> _Written task_
Each record that follows should be repeated exactly, minus any images.

> _Records for processing_
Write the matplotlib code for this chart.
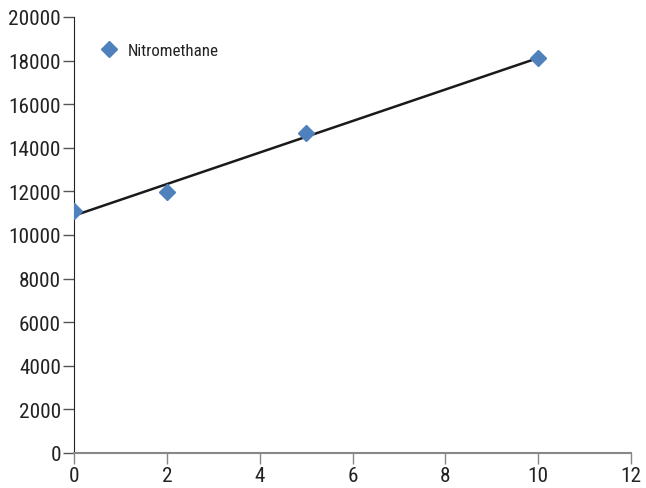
import numpy as np
import matplotlib.pyplot as plt
from matplotlib import font_manager

conc = [0, 2, 5, 10]
signal = [11100, 11950, 14700, 18100]
series_name = 'Nitromethane'
xticks = [0, 2, 4, 6, 8, 10, 12]
yticks = [0, 2000, 4000, 6000, 8000, 10000, 12000, 14000, 16000, 18000, 20000]

# condensed face if we have one (original looks like Univers Condensed)
names = {f.name for f in font_manager.fontManager.ttflist}
fam = [n for n in ['Roboto Condensed', 'Archivo Narrow', 'Barlow Semi Condensed', 'Asap Condensed']
       if n in names][:1] + ['DejaVu Sans']
plt.rcParams['font.family'] = fam

fig = plt.figure(figsize=(6.46, 4.89), dpi=100)
ax = fig.add_axes([0.1146, 0.0716, 0.8622, 0.8916])

ax.plot(conc, signal, 'D', color='#4F81BD', markersize=8, label=series_name, zorder=3)

# linear trendline
k, b = np.polyfit(conc, signal, 1)
xs = np.array([min(conc), max(conc)])
ax.plot(xs, k * xs + b, color='#1a1a1a', linewidth=1.8, zorder=2)

ax.set_xlim(0, 12)
ax.set_ylim(0, 20000)
ax.set_xticks(xticks)
ax.set_yticks(yticks)
ax.tick_params(axis='both', labelsize=15.3, length=8, width=1, color='#555555',
               labelcolor='#222222', direction='out', pad=1.5)
ax.tick_params(axis='x', color='#888888')

ax.spines['top'].set_visible(False)
ax.spines['right'].set_visible(False)
ax.spines['left'].set_color('#222222')
ax.spines['bottom'].set_color('#888888')
ax.spines['bottom'].set_linewidth(1.5)

ax.legend(loc='upper left', bbox_to_anchor=(0.018, 0.975), frameon=False, fontsize=12.2,
          handletextpad=0.6, handlelength=1.1, labelcolor='#222222')

fig.savefig('out.png', dpi=100)
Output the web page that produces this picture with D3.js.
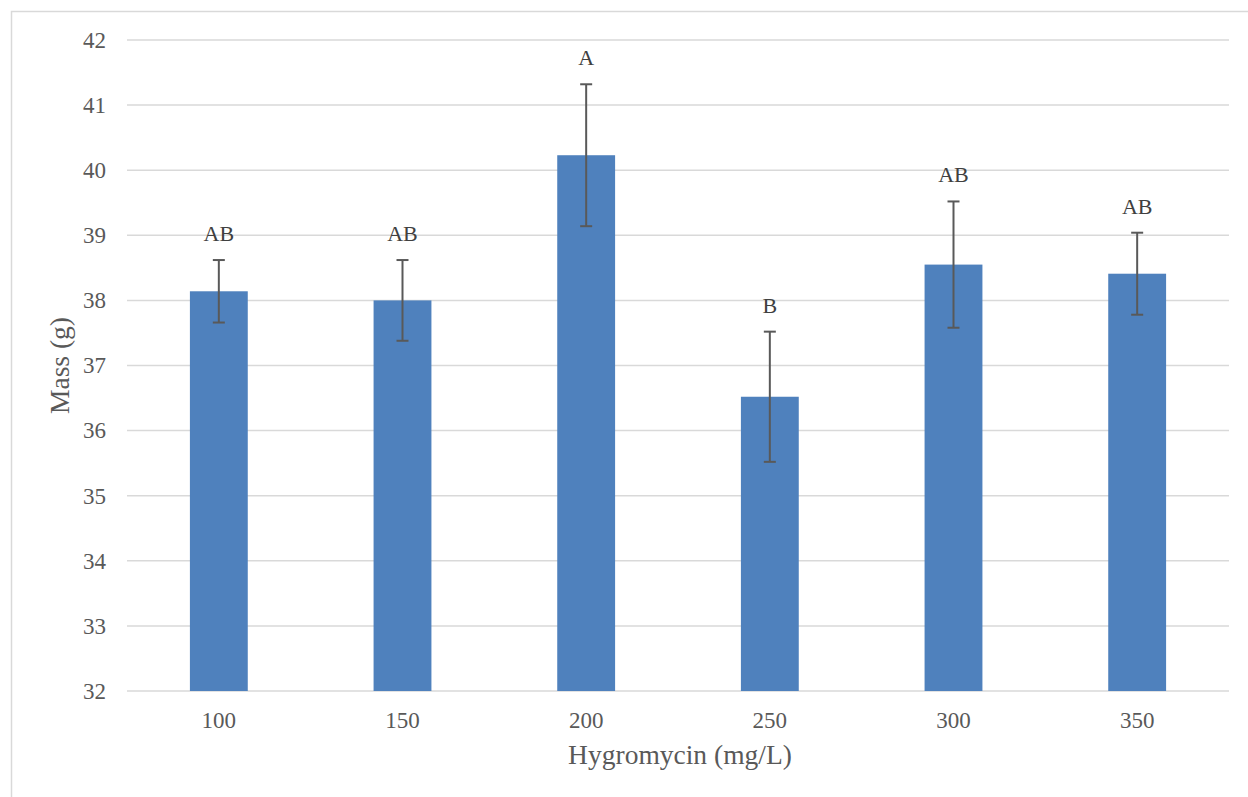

> _Answer for the task_
Write the matplotlib code for this chart.
import numpy as np
import matplotlib.pyplot as plt
from matplotlib import font_manager

conc = [0, 2, 5, 10]
signal = [11100, 11950, 14700, 18100]
series_name = 'Nitromethane'
xticks = [0, 2, 4, 6, 8, 10, 12]
yticks = [0, 2000, 4000, 6000, 8000, 10000, 12000, 14000, 16000, 18000, 20000]

# condensed face if we have one (original looks like Univers Condensed)
names = {f.name for f in font_manager.fontManager.ttflist}
fam = [n for n in ['Roboto Condensed', 'Archivo Narrow', 'Barlow Semi Condensed', 'Asap Condensed']
       if n in names][:1] + ['DejaVu Sans']
plt.rcParams['font.family'] = fam

fig = plt.figure(figsize=(6.46, 4.89), dpi=100)
ax = fig.add_axes([0.1146, 0.0716, 0.8622, 0.8916])

ax.plot(conc, signal, 'D', color='#4F81BD', markersize=8, label=series_name, zorder=3)

# linear trendline
k, b = np.polyfit(conc, signal, 1)
xs = np.array([min(conc), max(conc)])
ax.plot(xs, k * xs + b, color='#1a1a1a', linewidth=1.8, zorder=2)

ax.set_xlim(0, 12)
ax.set_ylim(0, 20000)
ax.set_xticks(xticks)
ax.set_yticks(yticks)
ax.tick_params(axis='both', labelsize=15.3, length=8, width=1, color='#555555',
               labelcolor='#222222', direction='out', pad=1.5)
ax.tick_params(axis='x', color='#888888')

ax.spines['top'].set_visible(False)
ax.spines['right'].set_visible(False)
ax.spines['left'].set_color('#222222')
ax.spines['bottom'].set_color('#888888')
ax.spines['bottom'].set_linewidth(1.5)

ax.legend(loc='upper left', bbox_to_anchor=(0.018, 0.975), frameon=False, fontsize=12.2,
          handletextpad=0.6, handlelength=1.1, labelcolor='#222222')

fig.savefig('out.png', dpi=100)
Output the web page that produces this picture with D3.js.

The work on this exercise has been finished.